§ **YOUR OBJECTIVE**:
Go through the records below from the first line and print each one exactly, stopping after the line that contains "var firstBarDay = 0.523, barsPerDay = 14.33;". Do not print pictures or anything past that line.

§ **Code that draws figures**:
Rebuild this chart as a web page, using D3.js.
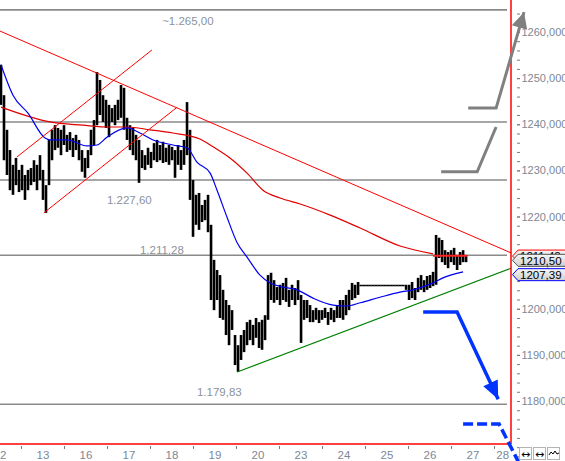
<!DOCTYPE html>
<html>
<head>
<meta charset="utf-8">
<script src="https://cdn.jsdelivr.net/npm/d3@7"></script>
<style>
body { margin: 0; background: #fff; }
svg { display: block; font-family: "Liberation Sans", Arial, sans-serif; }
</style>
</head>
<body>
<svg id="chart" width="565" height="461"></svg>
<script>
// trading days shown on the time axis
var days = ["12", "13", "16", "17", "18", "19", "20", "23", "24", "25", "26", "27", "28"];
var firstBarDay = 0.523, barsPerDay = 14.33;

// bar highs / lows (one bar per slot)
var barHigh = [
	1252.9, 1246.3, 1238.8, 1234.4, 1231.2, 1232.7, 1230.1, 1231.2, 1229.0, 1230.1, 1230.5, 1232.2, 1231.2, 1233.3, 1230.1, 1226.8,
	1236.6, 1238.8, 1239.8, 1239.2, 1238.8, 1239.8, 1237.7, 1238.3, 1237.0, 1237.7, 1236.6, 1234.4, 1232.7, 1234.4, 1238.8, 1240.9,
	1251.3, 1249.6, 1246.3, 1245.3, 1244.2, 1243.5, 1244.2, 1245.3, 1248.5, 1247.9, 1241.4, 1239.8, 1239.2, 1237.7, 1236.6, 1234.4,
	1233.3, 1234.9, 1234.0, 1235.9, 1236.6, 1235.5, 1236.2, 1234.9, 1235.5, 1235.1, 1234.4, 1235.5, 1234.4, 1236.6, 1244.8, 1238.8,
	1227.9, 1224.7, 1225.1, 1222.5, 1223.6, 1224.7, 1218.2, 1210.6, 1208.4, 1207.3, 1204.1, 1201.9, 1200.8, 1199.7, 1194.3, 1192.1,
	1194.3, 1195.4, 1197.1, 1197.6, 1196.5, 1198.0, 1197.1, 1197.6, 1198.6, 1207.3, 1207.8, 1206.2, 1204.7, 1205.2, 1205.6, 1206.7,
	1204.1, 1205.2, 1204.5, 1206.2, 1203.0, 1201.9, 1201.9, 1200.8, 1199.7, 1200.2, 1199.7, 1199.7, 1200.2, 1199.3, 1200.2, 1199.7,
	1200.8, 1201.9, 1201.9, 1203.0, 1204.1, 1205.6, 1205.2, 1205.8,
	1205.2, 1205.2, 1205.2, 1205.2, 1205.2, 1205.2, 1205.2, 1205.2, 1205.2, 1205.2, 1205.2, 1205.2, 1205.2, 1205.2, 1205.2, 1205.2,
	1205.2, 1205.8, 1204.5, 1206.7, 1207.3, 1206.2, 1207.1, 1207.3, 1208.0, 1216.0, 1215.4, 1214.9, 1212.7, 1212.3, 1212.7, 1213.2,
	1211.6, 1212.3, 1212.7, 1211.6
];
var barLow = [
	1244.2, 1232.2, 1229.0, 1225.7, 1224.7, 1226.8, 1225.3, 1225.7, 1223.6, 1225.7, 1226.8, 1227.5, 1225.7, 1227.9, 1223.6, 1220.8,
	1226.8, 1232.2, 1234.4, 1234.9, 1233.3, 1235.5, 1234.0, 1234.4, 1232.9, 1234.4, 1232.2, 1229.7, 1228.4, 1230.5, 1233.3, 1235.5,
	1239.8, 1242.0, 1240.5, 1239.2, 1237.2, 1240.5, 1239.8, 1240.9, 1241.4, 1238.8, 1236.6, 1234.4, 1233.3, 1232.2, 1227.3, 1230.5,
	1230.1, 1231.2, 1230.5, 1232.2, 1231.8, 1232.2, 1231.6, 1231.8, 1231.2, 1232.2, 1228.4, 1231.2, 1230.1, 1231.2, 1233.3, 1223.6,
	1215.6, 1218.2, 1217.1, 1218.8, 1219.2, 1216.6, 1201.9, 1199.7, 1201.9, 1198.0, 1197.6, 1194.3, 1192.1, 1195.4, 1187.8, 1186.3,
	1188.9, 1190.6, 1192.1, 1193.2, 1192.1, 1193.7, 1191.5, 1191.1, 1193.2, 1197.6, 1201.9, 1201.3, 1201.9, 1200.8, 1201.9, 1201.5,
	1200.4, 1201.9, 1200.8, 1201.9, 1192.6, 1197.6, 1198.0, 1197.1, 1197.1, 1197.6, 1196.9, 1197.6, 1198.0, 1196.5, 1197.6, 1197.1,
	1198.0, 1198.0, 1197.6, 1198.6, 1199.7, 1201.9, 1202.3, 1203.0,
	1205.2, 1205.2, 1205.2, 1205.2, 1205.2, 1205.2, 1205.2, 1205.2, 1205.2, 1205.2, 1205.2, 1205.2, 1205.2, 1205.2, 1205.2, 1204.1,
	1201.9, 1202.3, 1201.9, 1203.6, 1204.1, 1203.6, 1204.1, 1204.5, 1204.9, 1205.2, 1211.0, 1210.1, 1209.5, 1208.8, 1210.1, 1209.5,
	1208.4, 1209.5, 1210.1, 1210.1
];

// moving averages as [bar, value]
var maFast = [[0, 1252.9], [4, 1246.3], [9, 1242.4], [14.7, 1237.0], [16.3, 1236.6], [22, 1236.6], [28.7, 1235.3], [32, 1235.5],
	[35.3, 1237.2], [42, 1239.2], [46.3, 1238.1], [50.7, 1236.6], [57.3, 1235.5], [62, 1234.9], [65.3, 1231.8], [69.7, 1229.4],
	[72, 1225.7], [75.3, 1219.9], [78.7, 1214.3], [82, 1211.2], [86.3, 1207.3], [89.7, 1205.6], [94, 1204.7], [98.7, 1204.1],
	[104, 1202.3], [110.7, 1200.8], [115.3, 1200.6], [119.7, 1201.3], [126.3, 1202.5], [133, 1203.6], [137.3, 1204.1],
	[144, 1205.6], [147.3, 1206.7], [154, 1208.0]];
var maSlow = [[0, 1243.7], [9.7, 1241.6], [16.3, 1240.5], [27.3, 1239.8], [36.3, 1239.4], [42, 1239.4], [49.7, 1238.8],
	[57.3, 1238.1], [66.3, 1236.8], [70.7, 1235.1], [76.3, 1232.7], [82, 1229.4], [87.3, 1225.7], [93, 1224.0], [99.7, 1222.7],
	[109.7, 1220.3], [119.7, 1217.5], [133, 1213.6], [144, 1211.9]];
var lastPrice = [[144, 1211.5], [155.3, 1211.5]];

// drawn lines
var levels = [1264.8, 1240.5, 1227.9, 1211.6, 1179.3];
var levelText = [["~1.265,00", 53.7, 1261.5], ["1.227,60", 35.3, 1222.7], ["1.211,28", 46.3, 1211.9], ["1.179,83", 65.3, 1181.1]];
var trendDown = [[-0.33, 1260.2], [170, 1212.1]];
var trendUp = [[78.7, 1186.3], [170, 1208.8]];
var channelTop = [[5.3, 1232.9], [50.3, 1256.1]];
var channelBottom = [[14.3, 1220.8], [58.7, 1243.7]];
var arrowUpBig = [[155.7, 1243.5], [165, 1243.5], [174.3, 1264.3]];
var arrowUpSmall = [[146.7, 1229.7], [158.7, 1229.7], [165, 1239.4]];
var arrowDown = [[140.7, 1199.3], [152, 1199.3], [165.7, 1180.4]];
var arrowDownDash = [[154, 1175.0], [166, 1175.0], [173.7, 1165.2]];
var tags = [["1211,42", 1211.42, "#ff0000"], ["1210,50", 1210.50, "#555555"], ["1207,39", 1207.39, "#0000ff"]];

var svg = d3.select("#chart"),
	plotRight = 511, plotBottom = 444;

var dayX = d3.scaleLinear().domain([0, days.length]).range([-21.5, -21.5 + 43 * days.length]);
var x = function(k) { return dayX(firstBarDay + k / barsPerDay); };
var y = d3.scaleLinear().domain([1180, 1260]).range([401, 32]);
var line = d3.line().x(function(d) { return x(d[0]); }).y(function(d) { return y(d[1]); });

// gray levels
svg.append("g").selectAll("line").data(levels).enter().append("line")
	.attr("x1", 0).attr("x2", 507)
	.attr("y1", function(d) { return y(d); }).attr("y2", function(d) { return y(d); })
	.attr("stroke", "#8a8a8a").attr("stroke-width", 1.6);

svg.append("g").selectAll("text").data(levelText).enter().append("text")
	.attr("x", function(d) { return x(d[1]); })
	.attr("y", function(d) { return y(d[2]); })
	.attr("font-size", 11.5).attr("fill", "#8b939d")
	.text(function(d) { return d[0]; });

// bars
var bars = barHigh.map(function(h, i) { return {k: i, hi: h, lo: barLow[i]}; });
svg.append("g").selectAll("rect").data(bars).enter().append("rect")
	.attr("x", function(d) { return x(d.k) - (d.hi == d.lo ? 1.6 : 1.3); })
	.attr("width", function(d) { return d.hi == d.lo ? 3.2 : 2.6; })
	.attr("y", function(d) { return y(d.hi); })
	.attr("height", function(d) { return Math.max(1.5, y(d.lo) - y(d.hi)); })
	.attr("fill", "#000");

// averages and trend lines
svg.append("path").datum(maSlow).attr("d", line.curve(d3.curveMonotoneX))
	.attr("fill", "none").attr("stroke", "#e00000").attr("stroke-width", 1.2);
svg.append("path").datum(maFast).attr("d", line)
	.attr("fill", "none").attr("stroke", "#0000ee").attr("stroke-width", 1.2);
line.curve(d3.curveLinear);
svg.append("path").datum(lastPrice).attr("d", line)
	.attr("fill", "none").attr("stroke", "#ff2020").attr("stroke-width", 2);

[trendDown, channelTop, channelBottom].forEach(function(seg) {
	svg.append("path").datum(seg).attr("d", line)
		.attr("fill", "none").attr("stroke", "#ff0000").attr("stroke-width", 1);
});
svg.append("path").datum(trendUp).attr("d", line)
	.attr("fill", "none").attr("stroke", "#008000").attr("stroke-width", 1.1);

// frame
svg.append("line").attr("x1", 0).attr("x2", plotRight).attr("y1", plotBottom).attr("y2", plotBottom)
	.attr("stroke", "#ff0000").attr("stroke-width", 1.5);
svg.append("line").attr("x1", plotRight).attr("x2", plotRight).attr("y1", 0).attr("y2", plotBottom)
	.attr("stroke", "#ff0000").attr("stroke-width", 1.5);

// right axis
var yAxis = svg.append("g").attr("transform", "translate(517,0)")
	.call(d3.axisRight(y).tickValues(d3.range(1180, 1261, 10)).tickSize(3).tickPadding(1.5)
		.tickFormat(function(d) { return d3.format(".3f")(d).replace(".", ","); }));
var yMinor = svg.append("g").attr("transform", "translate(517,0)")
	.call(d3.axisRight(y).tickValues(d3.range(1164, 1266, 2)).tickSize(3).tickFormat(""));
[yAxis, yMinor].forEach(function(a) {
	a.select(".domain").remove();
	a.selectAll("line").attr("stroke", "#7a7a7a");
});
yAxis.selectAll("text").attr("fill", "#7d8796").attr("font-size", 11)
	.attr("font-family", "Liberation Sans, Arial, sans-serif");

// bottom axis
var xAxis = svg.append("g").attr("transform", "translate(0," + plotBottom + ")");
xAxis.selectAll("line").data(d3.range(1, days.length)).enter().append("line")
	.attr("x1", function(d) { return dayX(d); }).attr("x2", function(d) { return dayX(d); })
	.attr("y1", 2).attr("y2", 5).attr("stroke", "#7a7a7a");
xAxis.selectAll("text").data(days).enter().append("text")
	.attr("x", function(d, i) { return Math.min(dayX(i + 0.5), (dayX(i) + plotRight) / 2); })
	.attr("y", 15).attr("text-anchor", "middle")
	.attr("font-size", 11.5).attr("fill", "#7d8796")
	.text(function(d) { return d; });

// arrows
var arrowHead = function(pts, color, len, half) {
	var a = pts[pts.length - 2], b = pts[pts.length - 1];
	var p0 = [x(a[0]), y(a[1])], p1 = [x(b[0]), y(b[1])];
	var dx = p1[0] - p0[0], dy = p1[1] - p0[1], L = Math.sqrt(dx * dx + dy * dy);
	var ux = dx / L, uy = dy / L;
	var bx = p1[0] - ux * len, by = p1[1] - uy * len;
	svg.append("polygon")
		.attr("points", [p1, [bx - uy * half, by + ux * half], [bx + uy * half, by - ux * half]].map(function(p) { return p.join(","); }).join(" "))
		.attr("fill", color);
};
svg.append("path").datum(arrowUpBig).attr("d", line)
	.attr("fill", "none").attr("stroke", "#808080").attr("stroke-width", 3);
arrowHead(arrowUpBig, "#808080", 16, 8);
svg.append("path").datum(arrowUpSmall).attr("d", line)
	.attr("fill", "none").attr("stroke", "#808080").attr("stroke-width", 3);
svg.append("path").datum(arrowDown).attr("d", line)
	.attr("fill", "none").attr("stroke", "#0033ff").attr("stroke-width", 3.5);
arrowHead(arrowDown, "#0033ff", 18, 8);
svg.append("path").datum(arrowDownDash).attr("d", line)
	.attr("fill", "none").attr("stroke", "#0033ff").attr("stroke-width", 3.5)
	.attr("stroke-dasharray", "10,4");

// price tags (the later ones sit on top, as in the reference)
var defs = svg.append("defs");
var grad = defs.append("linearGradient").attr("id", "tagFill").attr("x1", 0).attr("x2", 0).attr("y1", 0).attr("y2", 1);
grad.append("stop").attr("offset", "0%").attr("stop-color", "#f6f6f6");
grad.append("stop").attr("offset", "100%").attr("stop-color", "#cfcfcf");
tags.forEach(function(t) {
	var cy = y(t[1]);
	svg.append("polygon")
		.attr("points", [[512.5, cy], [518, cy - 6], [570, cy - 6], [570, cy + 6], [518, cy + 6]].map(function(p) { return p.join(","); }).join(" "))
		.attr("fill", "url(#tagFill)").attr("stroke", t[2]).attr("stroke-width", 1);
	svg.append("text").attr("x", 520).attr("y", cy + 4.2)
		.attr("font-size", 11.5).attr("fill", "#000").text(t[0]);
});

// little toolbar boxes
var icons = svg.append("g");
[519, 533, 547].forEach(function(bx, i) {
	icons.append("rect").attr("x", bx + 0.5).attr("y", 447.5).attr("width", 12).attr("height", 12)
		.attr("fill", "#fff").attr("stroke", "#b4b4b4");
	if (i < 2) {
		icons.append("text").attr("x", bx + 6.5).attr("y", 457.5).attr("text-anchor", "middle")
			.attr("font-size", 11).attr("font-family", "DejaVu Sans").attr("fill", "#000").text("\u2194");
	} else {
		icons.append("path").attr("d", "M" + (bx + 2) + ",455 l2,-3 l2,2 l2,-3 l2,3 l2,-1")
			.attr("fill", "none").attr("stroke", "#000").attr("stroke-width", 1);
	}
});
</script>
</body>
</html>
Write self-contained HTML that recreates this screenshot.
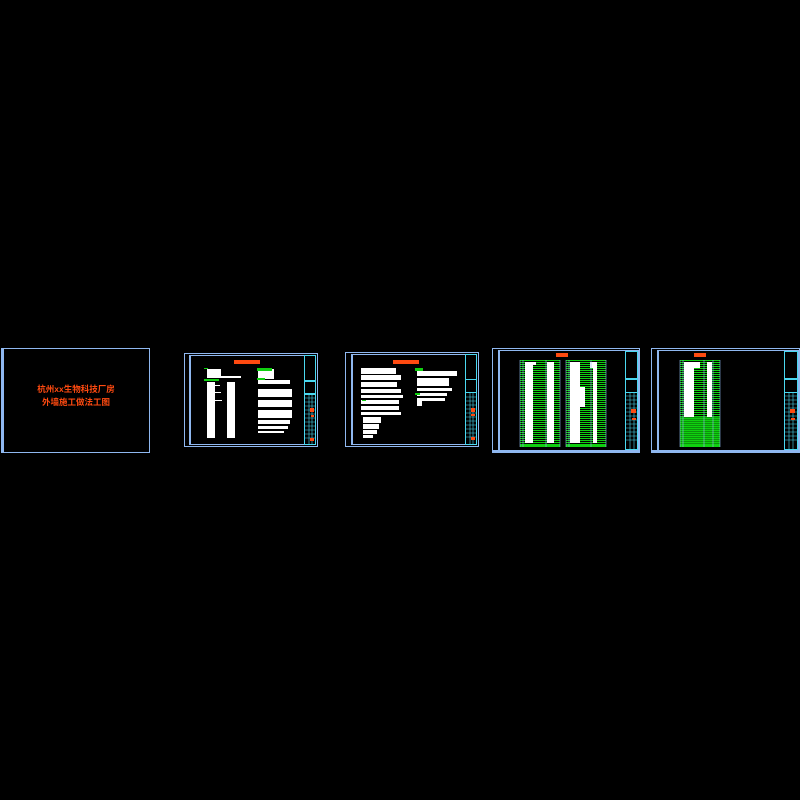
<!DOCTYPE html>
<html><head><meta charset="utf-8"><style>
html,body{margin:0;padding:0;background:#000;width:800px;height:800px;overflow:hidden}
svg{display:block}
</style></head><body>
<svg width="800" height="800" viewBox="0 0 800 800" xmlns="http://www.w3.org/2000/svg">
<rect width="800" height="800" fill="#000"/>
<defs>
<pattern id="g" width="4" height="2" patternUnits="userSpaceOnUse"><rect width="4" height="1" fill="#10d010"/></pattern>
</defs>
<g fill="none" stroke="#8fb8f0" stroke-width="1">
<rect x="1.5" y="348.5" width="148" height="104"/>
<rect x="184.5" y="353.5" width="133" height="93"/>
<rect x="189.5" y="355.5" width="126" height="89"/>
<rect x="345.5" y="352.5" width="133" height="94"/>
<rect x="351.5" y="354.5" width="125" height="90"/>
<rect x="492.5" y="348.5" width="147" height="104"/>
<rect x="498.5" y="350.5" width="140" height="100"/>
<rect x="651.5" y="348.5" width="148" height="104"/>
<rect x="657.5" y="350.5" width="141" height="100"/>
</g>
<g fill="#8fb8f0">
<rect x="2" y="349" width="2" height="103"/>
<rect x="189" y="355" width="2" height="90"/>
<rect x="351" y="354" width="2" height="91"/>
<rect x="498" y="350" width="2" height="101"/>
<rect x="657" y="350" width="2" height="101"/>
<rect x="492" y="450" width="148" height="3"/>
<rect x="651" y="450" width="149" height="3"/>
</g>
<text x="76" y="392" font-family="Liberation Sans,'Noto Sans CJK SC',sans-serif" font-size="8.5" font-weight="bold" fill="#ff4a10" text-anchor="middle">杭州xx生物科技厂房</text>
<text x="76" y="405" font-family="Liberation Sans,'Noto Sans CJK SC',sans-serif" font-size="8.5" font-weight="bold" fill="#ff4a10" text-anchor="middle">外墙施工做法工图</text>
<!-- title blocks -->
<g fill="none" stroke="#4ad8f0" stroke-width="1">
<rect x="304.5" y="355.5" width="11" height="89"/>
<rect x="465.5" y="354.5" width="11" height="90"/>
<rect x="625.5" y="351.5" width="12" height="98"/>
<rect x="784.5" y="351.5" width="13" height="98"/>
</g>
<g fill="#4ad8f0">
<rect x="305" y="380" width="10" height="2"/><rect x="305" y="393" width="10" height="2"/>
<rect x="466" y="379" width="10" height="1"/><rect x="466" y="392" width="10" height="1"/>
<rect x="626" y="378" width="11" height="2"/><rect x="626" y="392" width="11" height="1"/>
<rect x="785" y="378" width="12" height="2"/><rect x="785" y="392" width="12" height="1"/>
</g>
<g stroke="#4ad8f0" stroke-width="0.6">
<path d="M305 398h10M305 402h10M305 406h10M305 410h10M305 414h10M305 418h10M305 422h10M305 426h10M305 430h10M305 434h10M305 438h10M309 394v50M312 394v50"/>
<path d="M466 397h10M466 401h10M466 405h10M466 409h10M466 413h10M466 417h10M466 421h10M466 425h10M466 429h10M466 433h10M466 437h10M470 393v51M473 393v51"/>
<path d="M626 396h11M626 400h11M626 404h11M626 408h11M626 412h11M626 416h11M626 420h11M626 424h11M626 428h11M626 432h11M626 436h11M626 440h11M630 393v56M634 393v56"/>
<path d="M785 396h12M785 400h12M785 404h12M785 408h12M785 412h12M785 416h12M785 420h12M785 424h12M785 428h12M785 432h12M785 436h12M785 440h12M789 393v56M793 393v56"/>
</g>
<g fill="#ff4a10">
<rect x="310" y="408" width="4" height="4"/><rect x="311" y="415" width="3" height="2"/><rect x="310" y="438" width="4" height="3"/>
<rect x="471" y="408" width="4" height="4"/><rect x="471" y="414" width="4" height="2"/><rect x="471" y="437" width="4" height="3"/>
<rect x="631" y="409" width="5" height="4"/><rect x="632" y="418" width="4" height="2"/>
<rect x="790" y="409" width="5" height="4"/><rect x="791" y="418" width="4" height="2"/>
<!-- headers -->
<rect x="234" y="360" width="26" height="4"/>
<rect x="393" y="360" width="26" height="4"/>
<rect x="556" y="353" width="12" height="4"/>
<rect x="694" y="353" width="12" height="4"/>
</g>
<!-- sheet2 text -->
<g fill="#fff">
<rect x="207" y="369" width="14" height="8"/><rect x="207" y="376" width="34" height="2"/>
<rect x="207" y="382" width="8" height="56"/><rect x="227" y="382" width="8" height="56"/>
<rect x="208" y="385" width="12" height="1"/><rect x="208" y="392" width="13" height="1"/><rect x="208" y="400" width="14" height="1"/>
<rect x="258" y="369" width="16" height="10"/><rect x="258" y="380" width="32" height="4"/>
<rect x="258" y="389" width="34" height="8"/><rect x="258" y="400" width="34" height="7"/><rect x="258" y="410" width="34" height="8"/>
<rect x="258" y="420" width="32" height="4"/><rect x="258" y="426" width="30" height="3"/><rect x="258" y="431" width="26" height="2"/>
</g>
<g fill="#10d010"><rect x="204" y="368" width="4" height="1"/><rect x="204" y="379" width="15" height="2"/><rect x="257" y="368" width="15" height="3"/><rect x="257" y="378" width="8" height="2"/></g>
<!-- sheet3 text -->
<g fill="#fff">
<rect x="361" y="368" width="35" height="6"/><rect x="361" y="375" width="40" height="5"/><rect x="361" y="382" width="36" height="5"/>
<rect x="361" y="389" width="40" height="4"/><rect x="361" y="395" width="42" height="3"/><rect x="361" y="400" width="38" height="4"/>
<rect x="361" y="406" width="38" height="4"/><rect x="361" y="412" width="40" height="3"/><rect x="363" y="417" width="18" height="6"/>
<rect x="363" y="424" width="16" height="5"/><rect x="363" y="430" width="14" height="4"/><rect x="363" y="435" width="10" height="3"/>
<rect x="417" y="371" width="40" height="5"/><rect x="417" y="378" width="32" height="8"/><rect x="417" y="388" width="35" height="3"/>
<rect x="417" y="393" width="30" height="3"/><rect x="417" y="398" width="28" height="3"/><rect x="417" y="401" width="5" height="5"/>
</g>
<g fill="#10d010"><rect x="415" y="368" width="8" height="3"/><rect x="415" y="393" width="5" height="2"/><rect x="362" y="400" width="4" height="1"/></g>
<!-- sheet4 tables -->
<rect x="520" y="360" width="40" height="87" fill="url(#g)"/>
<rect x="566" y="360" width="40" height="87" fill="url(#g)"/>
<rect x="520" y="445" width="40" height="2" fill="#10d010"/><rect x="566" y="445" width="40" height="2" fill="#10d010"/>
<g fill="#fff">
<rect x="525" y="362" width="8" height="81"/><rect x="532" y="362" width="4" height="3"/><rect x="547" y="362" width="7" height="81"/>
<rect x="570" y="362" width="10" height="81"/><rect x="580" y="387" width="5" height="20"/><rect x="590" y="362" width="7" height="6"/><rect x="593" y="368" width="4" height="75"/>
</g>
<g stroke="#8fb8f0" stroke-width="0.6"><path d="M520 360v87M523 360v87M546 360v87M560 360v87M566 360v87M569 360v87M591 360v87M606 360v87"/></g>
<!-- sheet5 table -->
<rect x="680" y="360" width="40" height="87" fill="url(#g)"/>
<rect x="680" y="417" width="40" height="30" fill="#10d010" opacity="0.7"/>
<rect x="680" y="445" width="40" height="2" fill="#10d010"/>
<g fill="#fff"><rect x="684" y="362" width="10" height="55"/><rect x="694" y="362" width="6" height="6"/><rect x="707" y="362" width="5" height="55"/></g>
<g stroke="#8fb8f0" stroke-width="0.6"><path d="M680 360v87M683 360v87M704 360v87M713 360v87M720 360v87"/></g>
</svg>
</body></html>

§ **RESULT BELOW**:
Rebuild this chart as a web page, using D3.js.
<!DOCTYPE html>
<html>
<head>
<meta charset="utf-8">
<script src="https://cdn.jsdelivr.net/npm/d3@7"></script>
<style>
body { margin: 0; background: #fff; }
svg { display: block; font-family: "Liberation Sans", Arial, sans-serif; }
</style>
</head>
<body>
<svg id="chart" width="565" height="461"></svg>
<script>
// trading days shown on the time axis
var days = ["12", "13", "16", "17", "18", "19", "20", "23", "24", "25", "26", "27", "28"];
var firstBarDay = 0.523, barsPerDay = 14.33;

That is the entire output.